No matter how mature you think you’re being at the time, no relationship (at least not in your 20s) ever really ends amicably. Sure, you can discuss it and there can certainly be closure, but deep down inside, there’s the fear of starting again. This is what happens in Breaking Upwards.

Based on an experiment, real-life couple Daryl Wein and Zoe Lister-Jones play a New York couple who, four years into their relationship, decide that they’re not meant to be together. But they’ve already built their lives around one another, becoming best friends and developing a real affection that falls just short of real love. How can they just end it?
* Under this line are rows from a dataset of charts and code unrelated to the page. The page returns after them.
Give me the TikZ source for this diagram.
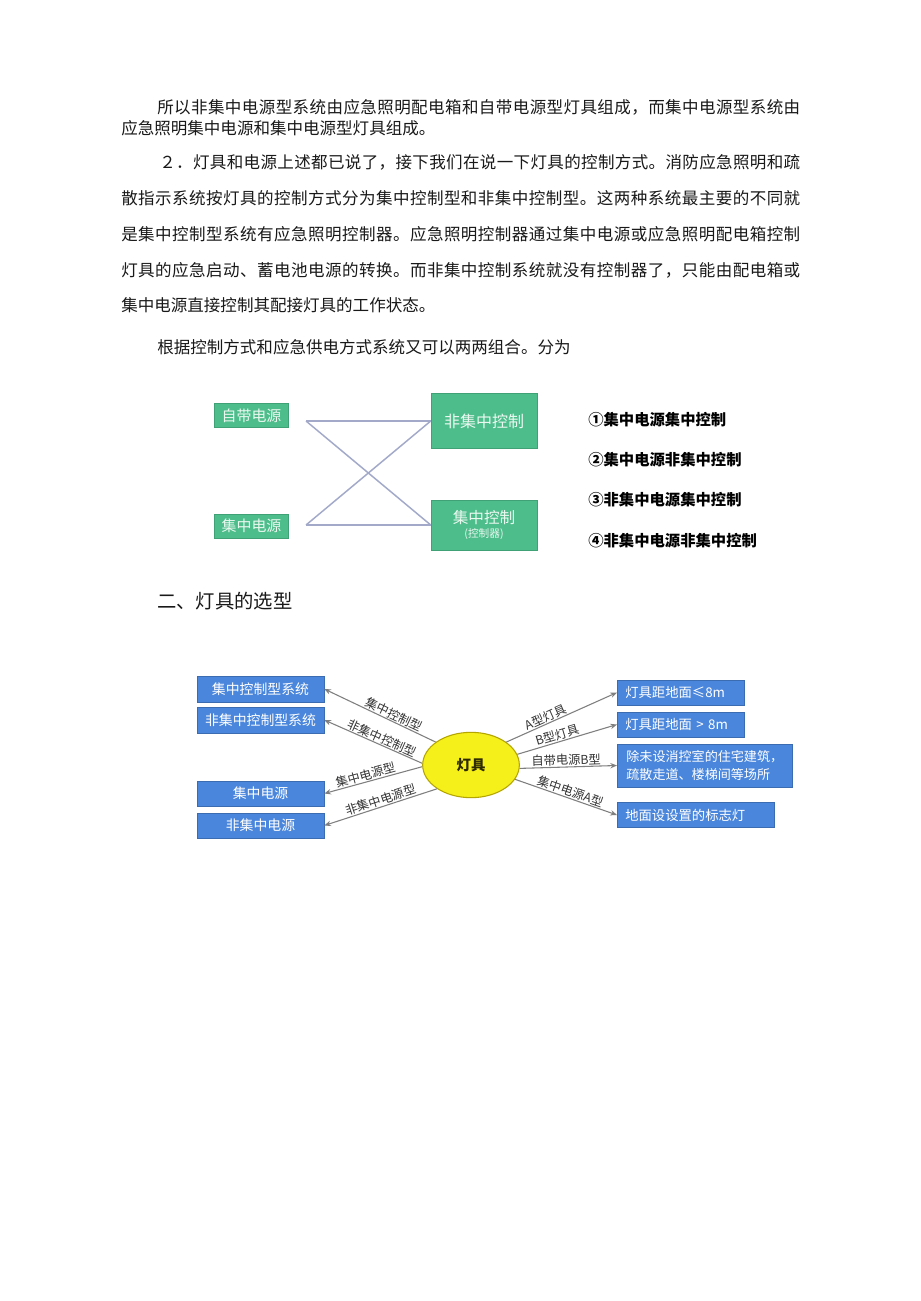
\documentclass[tikz,border=0pt]{standalone}
\usepackage{fontspec}
\setmainfont{Noto Sans CJK SC}
\usetikzlibrary{arrows.meta,shapes.geometric}
\ExplSyntaxOn
\NewDocumentCommand\jline{mm}{\makebox[#1][s]{\tl_map_inline:nn{#2}{##1\hfil}\unskip}}
\ExplSyntaxOff
\definecolor{green1}{HTML}{4DBD8B}
\definecolor{gtext}{HTML}{EAF8F0}
\definecolor{blue1}{HTML}{4A86DC}
\definecolor{linec}{HTML}{A2A9C9}
\definecolor{arrc}{HTML}{7F7F7F}
\definecolor{yel}{HTML}{F6F01A}
\definecolor{yelb}{HTML}{B5A500}
\begin{document}
\begin{tikzpicture}[x=0.75pt,y=-0.75pt,
  body/.style={anchor=west,inner sep=0pt,font=\fontsize{12.4}{14}\selectfont,text=black!90},
  gbox/.style={fill=green1,draw=green1!85!black,line width=0.4pt,inner sep=0pt,text=gtext},
  bbox/.style={fill=blue1,draw=blue1!80!black,line width=0.4pt,inner sep=0pt,text=white,font=\fontsize{10.4}{12}\selectfont},
  rbox/.style={bbox,anchor=west,inner xsep=6pt,minimum height=18.75pt,align=left,font=\fontsize{10}{12}\selectfont},
  xline/.style={draw=linec,line width=1.1pt},
  arr/.style={draw=arrc,line width=0.8pt,-{Stealth[length=5pt,width=4pt]}},
  lab/.style={sloped,above,inner sep=0.6pt,font=\fontsize{9.2}{10}\selectfont,text=black!80},
  listitem/.style={anchor=west,inner sep=0pt,font=\fontsize{11.5}{13}\selectfont\bfseries,text=black}
]
\useasboundingbox[fill=white] (0,0) rectangle (920,1301);

% body text
\node[body] (t1) at (157,107) {\jline{482.25pt}{所以非集中电源型系统由应急照明配电箱和自带电源型灯具组成，而集中电源型系统由}};
\node[body] (t2) at (121,128) {应急照明集中电源和集中电源型灯具组成。};
\node[body] (t3) at (159,162) {\jline{480.75pt}{２．灯具和电源上述都已说了，接下我们在说一下灯具的控制方式。消防应急照明和疏}};
\node[body] (t4) at (121,198) {\jline{509.25pt}{散指示系统按灯具的控制方式分为集中控制型和非集中控制型。这两种系统最主要的不同就}};
\node[body] (t5) at (121,234) {\jline{509.25pt}{是集中控制型系统有应急照明控制器。应急照明控制器通过集中电源或应急照明配电箱控制}};
\node[body] (t6) at (121,270) {\jline{509.25pt}{灯具的应急启动、蓄电池电源的转换。而非集中控制系统就没有控制器了，只能由配电箱或}};
\node[body] (t7) at (121,305) {集中电源直接控制其配接灯具的工作状态。};
\node[body] (t8) at (157,347) {根据控制方式和应急供电方式系统又可以两两组合。分为};

% diagram 1
\node[gbox,minimum width=55.5pt,minimum height=18pt,font=\fontsize{11.2}{12}\selectfont] (zd) at (251.5,415.5) {自带电源};
\node[gbox,minimum width=55.5pt,minimum height=18pt,font=\fontsize{11.2}{12}\selectfont] (jd) at (251.5,526) {集中电源};
\node[gbox,minimum width=79.5pt,minimum height=41.25pt,font=\fontsize{12}{13}\selectfont] (fk) at (484,421) {非集中控制};
\node[gbox,minimum width=79.5pt,minimum height=37.5pt,align=center] (jk) at (484,525) {\fontsize{11.7}{13}\selectfont 集中控制\\[-1pt]\fontsize{8}{9}\selectfont (控制器)};
\coordinate (pa) at (306,421);
\coordinate (pb) at (306,525);
\draw[xline] (pa) -- (fk.west);
\draw[xline] (pa) -- (jk.west);
\draw[xline] (pb) -- (jk.west);
\draw[xline] (pb) -- (fk.west);

\node[listitem] (l1) at (588,420) {①集中电源集中控制};
\node[listitem] (l2) at (588,460) {②集中电源非集中控制};
\node[listitem] (l3) at (588,500) {③非集中电源集中控制};
\node[listitem] (l4) at (588,541) {④非集中电源非集中控制};

% heading
\node[body,font=\fontsize{14.5}{16}\selectfont] (h) at (157,601) {二、灯具的选型};

% diagram 2
\node[ellipse,fill=yel,draw=yelb,line width=0.8pt,minimum width=72.5pt,minimum height=49pt,inner sep=0pt,font=\fontsize{10.8}{12}\selectfont\bfseries,text=black!75!yelb] (lamp) at (471,765) {灯具};

\node[bbox,minimum width=95.25pt,minimum height=19.5pt] (b1) at (260.5,689) {集中控制型系统};
\node[bbox,minimum width=95.25pt,minimum height=19.5pt] (b2) at (260.5,720) {非集中控制型系统};
\node[bbox,minimum width=95.25pt,minimum height=19pt] (b3) at (260.5,793.5) {集中电源};
\node[bbox,minimum width=95.25pt,minimum height=19pt] (b4) at (260.5,825.5) {非集中电源};

\node[rbox,text width=83.25pt] (r1) at (617,692.5) {灯具距地面≤8m};
\node[rbox,text width=83.25pt] (r2) at (617,724.5) {灯具距地面 > 8m};
\node[bbox,anchor=west,minimum width=131.25pt,minimum height=32.25pt,align=left,font=\fontsize{9.8}{14}\selectfont] (r3) at (617,765.5) {除未设消控室的住宅建筑，\\疏散走道、楼梯间等场所};
\node[rbox,text width=105.75pt] (r4) at (617,815) {地面设设置的标志灯};

\draw[arr] (lamp.147) -- node[lab,pos=0.40] {集中控制型} (b1.east);
\draw[arr] (lamp.178) -- node[lab,pos=0.44] {非集中控制型} (b2.east);
\draw[arr] (lamp.182) -- node[lab,pos=0.56] {集中电源型} (b3.east);
\draw[arr] (lamp.215) -- node[lab,pos=0.48] {非集中电源型} (b4.east);

\draw[arr] (lamp.33) -- node[lab,pos=0.38] {A型灯具} (r1.west);
\draw[arr] (lamp.13) -- node[lab,pos=0.42] {B型灯具} (r2.west);
\draw[arr] (lamp.-4.5) -- node[lab,pos=0.48] {自带电源B型} (r3.west);
\draw[arr] (lamp.-18) -- node[lab,pos=0.52] {集中电源A型} (r4.west);
\end{tikzpicture}
\end{document}
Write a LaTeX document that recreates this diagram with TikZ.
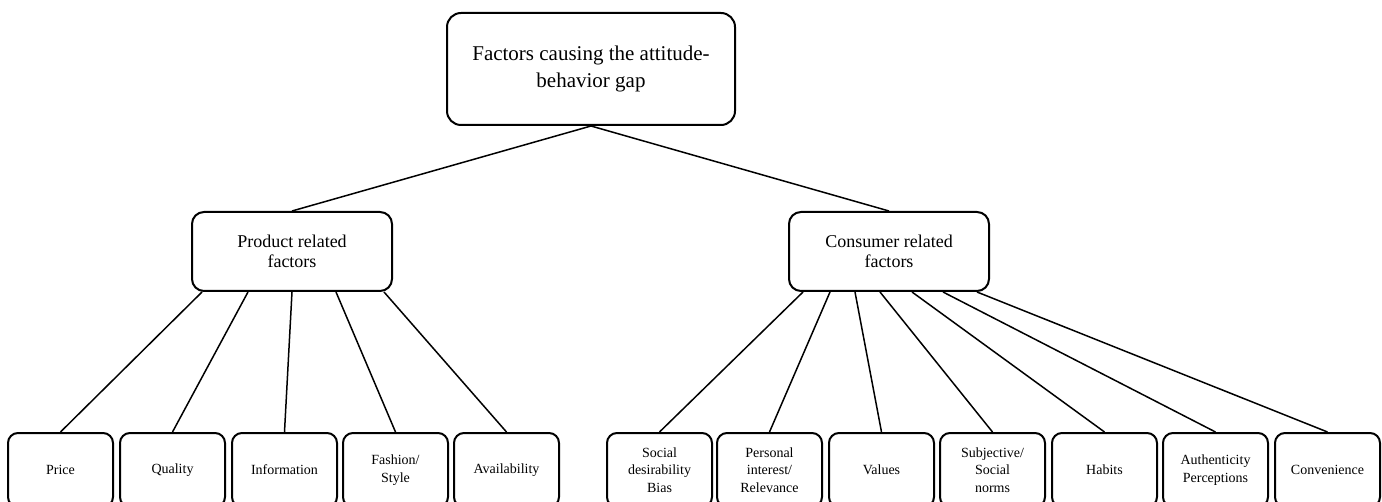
\documentclass[tikz,border=0pt]{standalone}
\usepackage{fontspec}
\setmainfont{Liberation Serif}
\begin{document}
\begin{tikzpicture}[x=0.5pt, y=-0.5pt,
  topbox/.style={draw, line width=1pt, rounded corners=7pt, minimum width=144pt, minimum height=56pt, align=center, font=\fontsize{10.5}{13.3}\selectfont},
  midbox/.style={draw, line width=1pt, rounded corners=6pt, minimum width=100pt, minimum height=39.5pt, align=center, font=\fontsize{9}{10}\selectfont},
  leafbox/.style={draw, line width=1pt, rounded corners=5pt, minimum width=52.5pt, minimum height=37pt, inner sep=1pt, align=center, font=\fontsize{7}{8.8}\selectfont},
  link/.style={line width=0.75pt}]
\useasboundingbox (0,0) rectangle (1382,502);
\node[topbox] (gap) at (591,69){Factors causing the attitude-\\behavior gap};
\node[midbox] (prod) at (292,251.5){Product related\\factors};
\node[midbox] (cons) at (889,251.5){Consumer related\\factors};
\draw[link] (gap.south) -- (prod.north);
\draw[link] (gap.south) -- (cons.north);
% product related
\node[leafbox] (price) at (60.5,470){Price};
\node[leafbox] (quality) at (172.5,470){Quality};
\node[leafbox] (info) at (284.5,470){Information};
\node[leafbox] (fashion) at (395.5,470){Fashion/\\Style};
\node[leafbox] (avail) at (506.5,470){Availability};
\draw[link] ([xshift=-45pt]prod.south) -- (price.north);
\draw[link] ([xshift=-22pt]prod.south) -- (quality.north);
\draw[link] (prod.south) -- (info.north);
\draw[link] ([xshift=22pt]prod.south) -- (fashion.north);
\draw[link] ([xshift=46pt]prod.south) -- (avail.north);
% consumer related
\node[leafbox] (social) at (659.5,470){Social\\desirability\\Bias};
\node[leafbox] (personal) at (769.5,470){Personal\\interest/\\Relevance};
\node[leafbox] (values) at (881.5,470){Values};
\node[leafbox] (norms) at (992.5,470){Subjective/\\Social\\norms};
\node[leafbox] (habits) at (1104.5,470){Habits};
\node[leafbox] (authent) at (1215.5,470){Authenticity\\Perceptions};
\node[leafbox] (conv) at (1327.5,470){Convenience};
\draw[link] ([xshift=-43pt]cons.south) -- (social.north);
\draw[link] ([xshift=-29.5pt]cons.south) -- (personal.north);
\draw[link] ([xshift=-17pt]cons.south) -- (values.north);
\draw[link] ([xshift=-4.5pt]cons.south) -- (norms.north);
\draw[link] ([xshift=11.5pt]cons.south) -- (habits.north);
\draw[link] ([xshift=27pt]cons.south) -- (authent.north);
\draw[link] ([xshift=44pt]cons.south) -- (conv.north);
\end{tikzpicture}
\end{document}
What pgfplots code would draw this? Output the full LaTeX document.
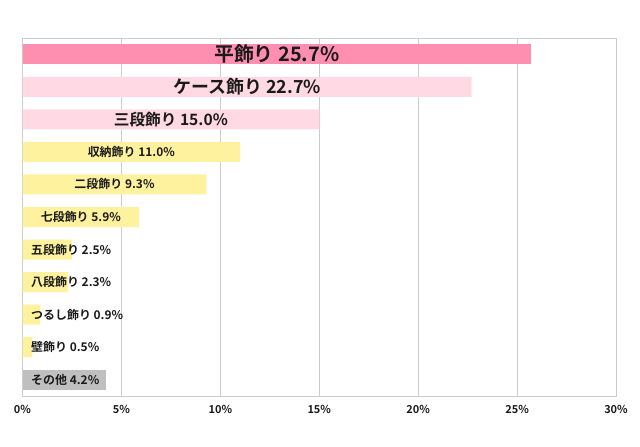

Instead, they set up a system of boundaries in an effort to wean themselves and find out who they are as individuals again.

Breaking Upwards is a true exploration of what it means to be 20-something. From defining what intimacy is or isn’t and what it means to be in a relationship, out of a relationship, living on your own, moving in with parents, in lust, unemployed, following your dreams and even being a parent or child, the film runs the gamut of young, domestic urban life.

The film is full of great characters, like Andrea Martin (My Big Fat Greek Wedding), who plays Zoe’s pot-smoking artist of a mother, Helaine, with real zeal and humor, or Daryl’s dad, Alan (Peter Friedman), who is caught between letting his son make his own decisions and stepping in to help him out. The film also benefits from the fact that Wein and Lister-Jones have a real relationship, lending an air of authenticity and depth to their characters’ relationship in the film.

Breaking Upwards is a quietly engrossing film that is both understated and powerfully profound, if you take the time to really think about it. There are some parts that drag, there are also moments where you get so involved with the characters that you can feel your heart breaking with theirs. The only word of caution though, is that you shouldn’t watch it with your significant other unless you’re really comfortable with each other – it’s a bit like watching two of your close friends break up without being able to do anything about it.